Images generated from text are stored in following directory.
cd ~/stable-diffusion/outputs/txt2img-samples
Images generated from another image are stored in following directory.
cd ~/stable-diffusion/outputs/img2img-samples
8. Transfer the images
Since our AWS instance does not have a desktop environment, we need to transfer our images to see them. There are multiple ways to do so. Linux Handbook has an excellent writeup on this. I personally edited python script to run a command which automatically transfers all my files to a S3 bucket after images are generated. Here is the command to do so via python (requires aws cli to be configured).
os.system("aws s3 sync /home/ec2-user/stable-diffusion/outputs/txt2img-samples s3://location-of-my-bucket/")
9. Track resource usage
Login to the AWS instance via another window while images are being generated and run the following command.
nvidia-smi --id=0 --query --display=UTILIZATION
The above command gives the following output.

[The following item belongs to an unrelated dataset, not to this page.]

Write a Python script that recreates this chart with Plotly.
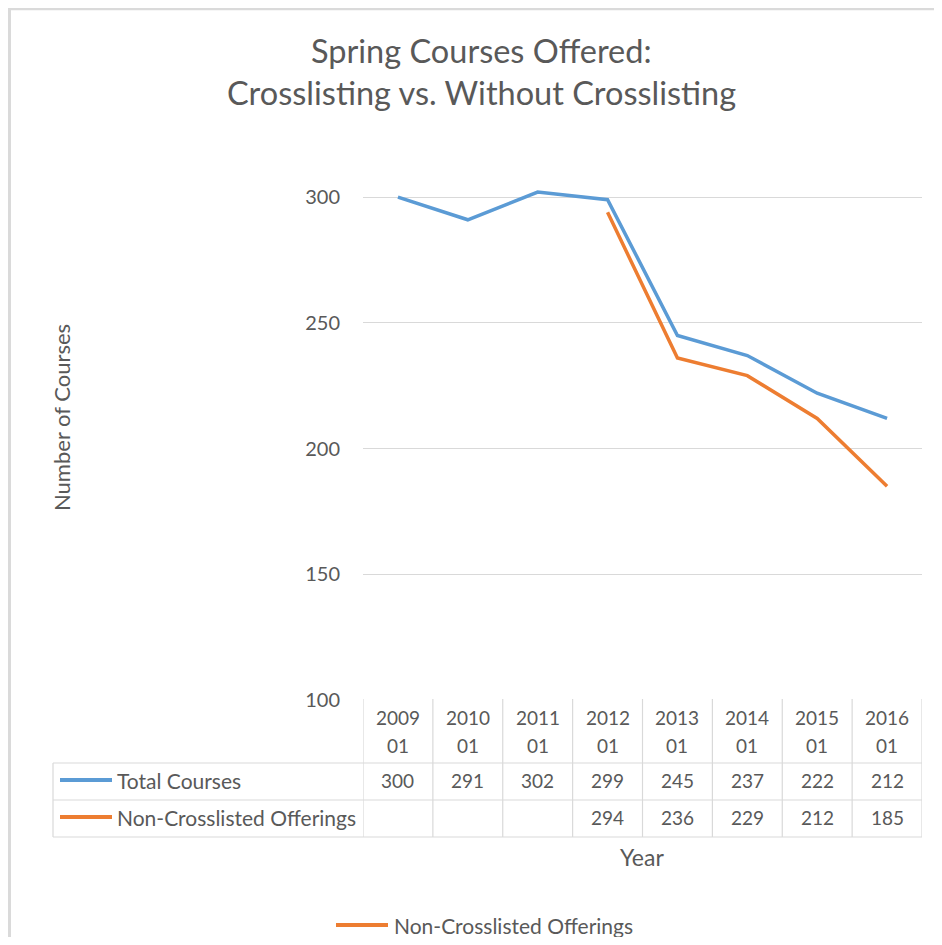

==============NVSMI LOG==============
Timestamp : Sun Aug 28 21:09:05 2022
Driver Version : 510.47.03
CUDA Version : 11.6
Attached GPUs : 1
GPU 00000000:00:1E.0
Utilization
Gpu : 100 %
Memory : 85 %
Encoder : 0 %
Decoder : 0 %
GPU Utilization Samples
Duration : 19.79 sec
Number of Samples : 99
Max : 99 %
Min : 99 %
Avg : 99 %
Memory Utilization Samples
Duration : 19.79 sec
Number of Samples : 99
Max : 100 %
Min : 82 %
Avg : 88 %
ENC Utilization Samples
Duration : 19.79 sec
Number of Samples : 99
Max : 0 %
Min : 0 %
Avg : 0 %
DEC Utilization Samples
Duration : 19.79 sec
Number of Samples : 99
Max : 0 %
Min : 0 %
Avg : 0 %
Running the image generation script, which produces images with that are 512 pixels tall and 640 pixels wide on a g5.xlarge
instance uses nearly 100% of our GPU while only using 25% of CPU. Clearly, we need a GPU with more memory to generate images with higher resolution.
Conclusion
Being able to run models on AWS is clearly provides great flexibility in chosing our hardware with very little cost. This is great for people who want to experiment with the technology before investing in the hardware themselves.
Initial parameters, image resolution, and prompt affect the end result significantly. I recommend checking out the guide on prompt engineering to get a better understanding of the topic. More number of iterations reduces generation time per image; for example, if 1 iteration takes 1 min 30 sec, 15 iterations would take ~13 mins.
The model is not very good at generating faces, although this is somewhat intentional as it hinders the ability of producing deepfakes, but there are already some workarounds available which address this problem.
There are many many new forks of Stable Diffusion popping up everyday which extend its functionality in one way or another. I recommend checking out this fork which provides a GUI on top of Stable Diffusion.